FC Zhashtyk-Ak-Altyn Kara-Suu is a Kyrgyz football club based in Kara-Suu, Kyrgyzstan. They are the only club in football history to appear in six straight cup finals and lose all of them. They are also one of two clubs in the world to lose all 7 national cup finals that they attended without winning a cup ever.
Their name means white-gold youth of Kara-Suu, Kara-Suu meaning black water.

History 
1993: Founded as FC Aka-Atyn Kara-Suu.
1994: Renamed FC Ak-Altyn Kara-Suu.
1998: Renamed to FC Zhashtyk-Ak-Altyn Kara-Suu after merger with FC Zhashtyk Osh.

Current squad

Achievements
Kyrgyzstan League
Champions (1): 2003
Kyrgyzstan Cup
Runners-up (7): 2001, 2002, 2003, 2004, 2005, 2006, 2008
FC Zhastyk hold the world record for the most consecutive losing appearances in a national football cup final.
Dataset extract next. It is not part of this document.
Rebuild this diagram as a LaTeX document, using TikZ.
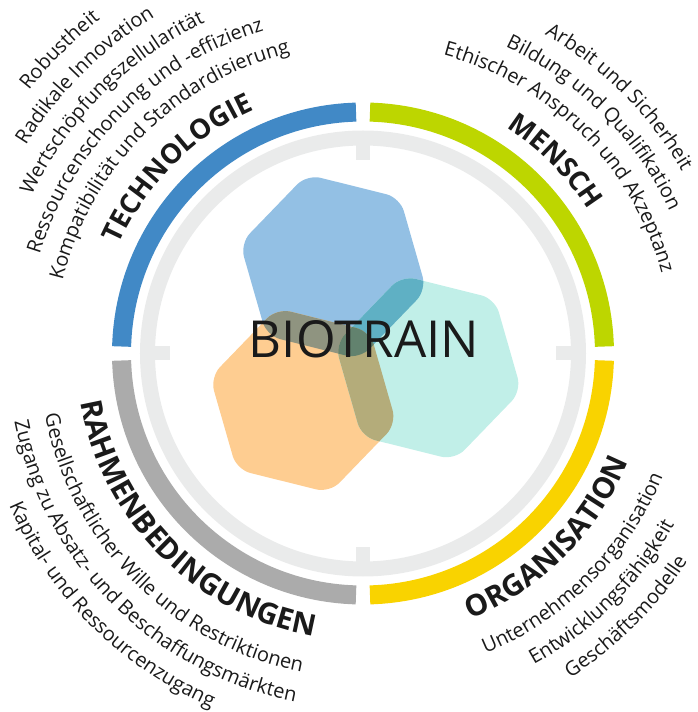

The first five of these losses were all by 0–1 (the sixth by 0–4); the first three against SKA-PVO Bishkek and the last three against Dordoi-Dinamo Naryn. Prior to their 'feat', this record was shared by USM Alger, who appeared in five consecutive Algerian cup finals from 1969 to 1973 and lost all of them, and Al-Ramtha, who did the same in Jordan from 1993 to 1997.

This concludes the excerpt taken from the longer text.